TASK DESCRIPTION: Write the data out again, character for character, with no images.

DATA SEGMENT:
:::::

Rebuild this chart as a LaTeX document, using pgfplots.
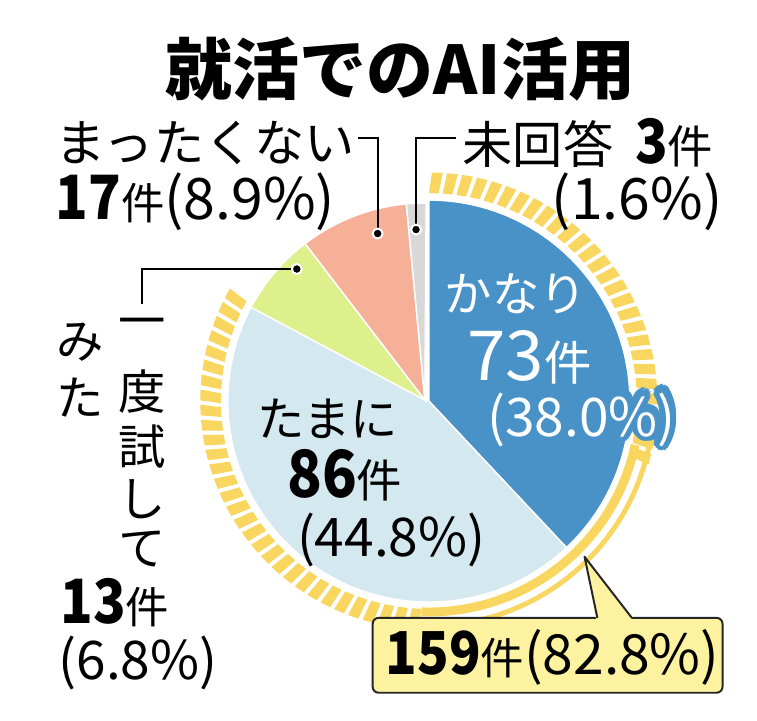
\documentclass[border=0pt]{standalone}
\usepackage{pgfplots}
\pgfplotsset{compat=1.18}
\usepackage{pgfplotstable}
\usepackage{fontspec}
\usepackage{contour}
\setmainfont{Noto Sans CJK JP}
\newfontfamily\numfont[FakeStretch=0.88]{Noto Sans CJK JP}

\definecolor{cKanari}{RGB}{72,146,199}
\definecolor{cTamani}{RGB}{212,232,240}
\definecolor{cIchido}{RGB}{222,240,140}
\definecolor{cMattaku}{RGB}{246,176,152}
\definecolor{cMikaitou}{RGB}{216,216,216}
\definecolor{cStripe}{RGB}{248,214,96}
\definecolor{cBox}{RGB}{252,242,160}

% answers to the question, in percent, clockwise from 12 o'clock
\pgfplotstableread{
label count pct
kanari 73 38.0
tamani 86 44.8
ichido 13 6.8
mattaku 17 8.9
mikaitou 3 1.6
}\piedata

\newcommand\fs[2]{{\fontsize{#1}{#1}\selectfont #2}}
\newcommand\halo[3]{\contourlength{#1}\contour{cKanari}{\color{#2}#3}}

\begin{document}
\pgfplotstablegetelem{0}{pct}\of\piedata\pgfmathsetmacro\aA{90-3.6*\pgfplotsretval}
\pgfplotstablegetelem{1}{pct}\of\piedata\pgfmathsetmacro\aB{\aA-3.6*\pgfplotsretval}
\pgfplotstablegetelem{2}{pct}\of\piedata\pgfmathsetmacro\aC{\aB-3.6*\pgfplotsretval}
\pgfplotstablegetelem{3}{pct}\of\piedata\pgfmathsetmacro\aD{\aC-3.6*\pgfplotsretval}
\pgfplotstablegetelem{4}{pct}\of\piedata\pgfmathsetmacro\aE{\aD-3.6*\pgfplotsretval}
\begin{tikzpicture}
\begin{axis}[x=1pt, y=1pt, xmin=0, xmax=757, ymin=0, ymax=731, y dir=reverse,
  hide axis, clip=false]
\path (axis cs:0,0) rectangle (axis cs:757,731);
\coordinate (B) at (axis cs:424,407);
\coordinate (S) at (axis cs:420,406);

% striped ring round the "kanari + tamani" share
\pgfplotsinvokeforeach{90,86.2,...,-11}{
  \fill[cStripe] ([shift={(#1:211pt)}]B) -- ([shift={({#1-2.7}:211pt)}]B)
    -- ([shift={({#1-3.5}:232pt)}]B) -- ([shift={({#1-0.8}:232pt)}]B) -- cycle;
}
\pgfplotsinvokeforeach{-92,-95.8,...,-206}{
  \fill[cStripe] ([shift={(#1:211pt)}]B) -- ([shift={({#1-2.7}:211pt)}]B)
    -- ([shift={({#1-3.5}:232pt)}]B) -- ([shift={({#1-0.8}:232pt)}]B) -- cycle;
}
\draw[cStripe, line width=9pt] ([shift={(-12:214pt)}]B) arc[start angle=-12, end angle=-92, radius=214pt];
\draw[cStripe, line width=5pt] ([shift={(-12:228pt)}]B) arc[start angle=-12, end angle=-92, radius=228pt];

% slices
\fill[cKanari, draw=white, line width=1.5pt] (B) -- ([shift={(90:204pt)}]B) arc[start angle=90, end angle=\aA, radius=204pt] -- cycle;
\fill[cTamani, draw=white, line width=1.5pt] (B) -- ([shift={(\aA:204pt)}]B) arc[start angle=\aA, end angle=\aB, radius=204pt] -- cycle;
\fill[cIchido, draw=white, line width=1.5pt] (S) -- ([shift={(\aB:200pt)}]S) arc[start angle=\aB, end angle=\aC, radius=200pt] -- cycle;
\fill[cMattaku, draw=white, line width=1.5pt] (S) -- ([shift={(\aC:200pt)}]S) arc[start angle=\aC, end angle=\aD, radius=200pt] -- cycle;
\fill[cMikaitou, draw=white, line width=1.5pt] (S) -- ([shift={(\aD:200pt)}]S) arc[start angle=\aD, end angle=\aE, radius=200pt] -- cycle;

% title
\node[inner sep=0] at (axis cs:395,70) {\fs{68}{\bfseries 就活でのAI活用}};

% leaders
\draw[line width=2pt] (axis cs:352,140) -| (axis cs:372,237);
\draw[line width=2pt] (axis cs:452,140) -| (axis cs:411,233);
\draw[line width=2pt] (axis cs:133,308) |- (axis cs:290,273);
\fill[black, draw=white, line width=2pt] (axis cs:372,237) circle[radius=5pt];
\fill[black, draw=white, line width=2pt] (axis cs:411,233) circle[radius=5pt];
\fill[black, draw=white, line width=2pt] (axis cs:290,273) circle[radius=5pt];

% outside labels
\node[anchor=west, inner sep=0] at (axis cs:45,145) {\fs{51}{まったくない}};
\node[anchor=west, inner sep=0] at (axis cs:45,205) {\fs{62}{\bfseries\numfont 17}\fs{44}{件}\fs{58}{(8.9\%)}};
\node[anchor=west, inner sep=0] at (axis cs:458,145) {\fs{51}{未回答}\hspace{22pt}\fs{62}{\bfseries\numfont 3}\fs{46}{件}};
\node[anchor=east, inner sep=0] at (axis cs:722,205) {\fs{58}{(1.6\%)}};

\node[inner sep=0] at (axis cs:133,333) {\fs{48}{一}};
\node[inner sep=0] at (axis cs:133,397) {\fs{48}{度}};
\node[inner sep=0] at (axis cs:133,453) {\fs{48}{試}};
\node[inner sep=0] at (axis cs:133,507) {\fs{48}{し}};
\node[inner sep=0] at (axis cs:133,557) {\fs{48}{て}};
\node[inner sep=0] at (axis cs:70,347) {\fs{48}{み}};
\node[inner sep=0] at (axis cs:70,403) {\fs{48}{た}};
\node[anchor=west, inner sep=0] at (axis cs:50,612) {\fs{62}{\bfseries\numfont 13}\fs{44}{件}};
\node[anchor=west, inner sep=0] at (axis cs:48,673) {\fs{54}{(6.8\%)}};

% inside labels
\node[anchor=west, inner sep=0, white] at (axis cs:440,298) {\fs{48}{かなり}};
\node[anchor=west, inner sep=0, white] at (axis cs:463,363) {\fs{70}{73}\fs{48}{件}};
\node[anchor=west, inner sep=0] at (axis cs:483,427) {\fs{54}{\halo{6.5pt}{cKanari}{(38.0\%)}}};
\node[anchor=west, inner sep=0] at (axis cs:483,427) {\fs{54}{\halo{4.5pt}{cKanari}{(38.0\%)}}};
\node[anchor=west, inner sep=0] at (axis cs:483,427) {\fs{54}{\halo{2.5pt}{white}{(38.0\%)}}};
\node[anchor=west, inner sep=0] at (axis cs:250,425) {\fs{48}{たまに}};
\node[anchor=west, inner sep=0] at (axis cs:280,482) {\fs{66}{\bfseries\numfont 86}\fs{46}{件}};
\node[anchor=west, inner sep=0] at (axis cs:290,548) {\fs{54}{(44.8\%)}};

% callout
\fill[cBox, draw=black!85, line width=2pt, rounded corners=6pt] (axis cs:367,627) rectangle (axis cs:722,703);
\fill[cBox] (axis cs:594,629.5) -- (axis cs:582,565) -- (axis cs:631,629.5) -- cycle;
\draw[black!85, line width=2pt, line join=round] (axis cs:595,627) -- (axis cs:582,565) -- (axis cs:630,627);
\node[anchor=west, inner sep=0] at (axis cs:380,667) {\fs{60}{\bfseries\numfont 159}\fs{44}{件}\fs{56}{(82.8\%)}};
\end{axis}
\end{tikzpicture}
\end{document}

:::::

WRITTEN RESPONSE:
Rebuild this chart as a LaTeX document, using pgfplots.
\documentclass[border=0pt]{standalone}
\usepackage{pgfplots}
\pgfplotsset{compat=1.18}
\usepackage{pgfplotstable}
\usepackage{fontspec}
\usepackage{contour}
\setmainfont{Noto Sans CJK JP}
\newfontfamily\numfont[FakeStretch=0.88]{Noto Sans CJK JP}

\definecolor{cKanari}{RGB}{72,146,199}
\definecolor{cTamani}{RGB}{212,232,240}
\definecolor{cIchido}{RGB}{222,240,140}
\definecolor{cMattaku}{RGB}{246,176,152}
\definecolor{cMikaitou}{RGB}{216,216,216}
\definecolor{cStripe}{RGB}{248,214,96}
\definecolor{cBox}{RGB}{252,242,160}

% answers to the question, in percent, clockwise from 12 o'clock
\pgfplotstableread{
label count pct
kanari 73 38.0
tamani 86 44.8
ichido 13 6.8
mattaku 17 8.9
mikaitou 3 1.6
}\piedata

\newcommand\fs[2]{{\fontsize{#1}{#1}\selectfont #2}}
\newcommand\halo[3]{\contourlength{#1}\contour{cKanari}{\color{#2}#3}}

\begin{document}
\pgfplotstablegetelem{0}{pct}\of\piedata\pgfmathsetmacro\aA{90-3.6*\pgfplotsretval}
\pgfplotstablegetelem{1}{pct}\of\piedata\pgfmathsetmacro\aB{\aA-3.6*\pgfplotsretval}
\pgfplotstablegetelem{2}{pct}\of\piedata\pgfmathsetmacro\aC{\aB-3.6*\pgfplotsretval}
\pgfplotstablegetelem{3}{pct}\of\piedata\pgfmathsetmacro\aD{\aC-3.6*\pgfplotsretval}
\pgfplotstablegetelem{4}{pct}\of\piedata\pgfmathsetmacro\aE{\aD-3.6*\pgfplotsretval}
\begin{tikzpicture}
\begin{axis}[x=1pt, y=1pt, xmin=0, xmax=757, ymin=0, ymax=731, y dir=reverse,
  hide axis, clip=false]
\path (axis cs:0,0) rectangle (axis cs:757,731);
\coordinate (B) at (axis cs:424,407);
\coordinate (S) at (axis cs:420,406);

% striped ring round the "kanari + tamani" share
\pgfplotsinvokeforeach{90,86.2,...,-11}{
  \fill[cStripe] ([shift={(#1:211pt)}]B) -- ([shift={({#1-2.7}:211pt)}]B)
    -- ([shift={({#1-3.5}:232pt)}]B) -- ([shift={({#1-0.8}:232pt)}]B) -- cycle;
}
\pgfplotsinvokeforeach{-92,-95.8,...,-206}{
  \fill[cStripe] ([shift={(#1:211pt)}]B) -- ([shift={({#1-2.7}:211pt)}]B)
    -- ([shift={({#1-3.5}:232pt)}]B) -- ([shift={({#1-0.8}:232pt)}]B) -- cycle;
}
\draw[cStripe, line width=9pt] ([shift={(-12:214pt)}]B) arc[start angle=-12, end angle=-92, radius=214pt];
\draw[cStripe, line width=5pt] ([shift={(-12:228pt)}]B) arc[start angle=-12, end angle=-92, radius=228pt];

% slices
\fill[cKanari, draw=white, line width=1.5pt] (B) -- ([shift={(90:204pt)}]B) arc[start angle=90, end angle=\aA, radius=204pt] -- cycle;
\fill[cTamani, draw=white, line width=1.5pt] (B) -- ([shift={(\aA:204pt)}]B) arc[start angle=\aA, end angle=\aB, radius=204pt] -- cycle;
\fill[cIchido, draw=white, line width=1.5pt] (S) -- ([shift={(\aB:200pt)}]S) arc[start angle=\aB, end angle=\aC, radius=200pt] -- cycle;
\fill[cMattaku, draw=white, line width=1.5pt] (S) -- ([shift={(\aC:200pt)}]S) arc[start angle=\aC, end angle=\aD, radius=200pt] -- cycle;
\fill[cMikaitou, draw=white, line width=1.5pt] (S) -- ([shift={(\aD:200pt)}]S) arc[start angle=\aD, end angle=\aE, radius=200pt] -- cycle;

% title
\node[inner sep=0] at (axis cs:395,70) {\fs{68}{\bfseries 就活でのAI活用}};

% leaders
\draw[line width=2pt] (axis cs:352,140) -| (axis cs:372,237);
\draw[line width=2pt] (axis cs:452,140) -| (axis cs:411,233);
\draw[line width=2pt] (axis cs:133,308) |- (axis cs:290,273);
\fill[black, draw=white, line width=2pt] (axis cs:372,237) circle[radius=5pt];
\fill[black, draw=white, line width=2pt] (axis cs:411,233) circle[radius=5pt];
\fill[black, draw=white, line width=2pt] (axis cs:290,273) circle[radius=5pt];

% outside labels
\node[anchor=west, inner sep=0] at (axis cs:45,145) {\fs{51}{まったくない}};
\node[anchor=west, inner sep=0] at (axis cs:45,205) {\fs{62}{\bfseries\numfont 17}\fs{44}{件}\fs{58}{(8.9\%)}};
\node[anchor=west, inner sep=0] at (axis cs:458,145) {\fs{51}{未回答}\hspace{22pt}\fs{62}{\bfseries\numfont 3}\fs{46}{件}};
\node[anchor=east, inner sep=0] at (axis cs:722,205) {\fs{58}{(1.6\%)}};

\node[inner sep=0] at (axis cs:133,333) {\fs{48}{一}};
\node[inner sep=0] at (axis cs:133,397) {\fs{48}{度}};
\node[inner sep=0] at (axis cs:133,453) {\fs{48}{試}};
\node[inner sep=0] at (axis cs:133,507) {\fs{48}{し}};
\node[inner sep=0] at (axis cs:133,557) {\fs{48}{て}};
\node[inner sep=0] at (axis cs:70,347) {\fs{48}{み}};
\node[inner sep=0] at (axis cs:70,403) {\fs{48}{た}};
\node[anchor=west, inner sep=0] at (axis cs:50,612) {\fs{62}{\bfseries\numfont 13}\fs{44}{件}};
\node[anchor=west, inner sep=0] at (axis cs:48,673) {\fs{54}{(6.8\%)}};

% inside labels
\node[anchor=west, inner sep=0, white] at (axis cs:440,298) {\fs{48}{かなり}};
\node[anchor=west, inner sep=0, white] at (axis cs:463,363) {\fs{70}{73}\fs{48}{件}};
\node[anchor=west, inner sep=0] at (axis cs:483,427) {\fs{54}{\halo{6.5pt}{cKanari}{(38.0\%)}}};
\node[anchor=west, inner sep=0] at (axis cs:483,427) {\fs{54}{\halo{4.5pt}{cKanari}{(38.0\%)}}};
\node[anchor=west, inner sep=0] at (axis cs:483,427) {\fs{54}{\halo{2.5pt}{white}{(38.0\%)}}};
\node[anchor=west, inner sep=0] at (axis cs:250,425) {\fs{48}{たまに}};
\node[anchor=west, inner sep=0] at (axis cs:280,482) {\fs{66}{\bfseries\numfont 86}\fs{46}{件}};
\node[anchor=west, inner sep=0] at (axis cs:290,548) {\fs{54}{(44.8\%)}};

% callout
\fill[cBox, draw=black!85, line width=2pt, rounded corners=6pt] (axis cs:367,627) rectangle (axis cs:722,703);
\fill[cBox] (axis cs:594,629.5) -- (axis cs:582,565) -- (axis cs:631,629.5) -- cycle;
\draw[black!85, line width=2pt, line join=round] (axis cs:595,627) -- (axis cs:582,565) -- (axis cs:630,627);
\node[anchor=west, inner sep=0] at (axis cs:380,667) {\fs{60}{\bfseries\numfont 159}\fs{44}{件}\fs{56}{(82.8\%)}};
\end{axis}
\end{tikzpicture}
\end{document}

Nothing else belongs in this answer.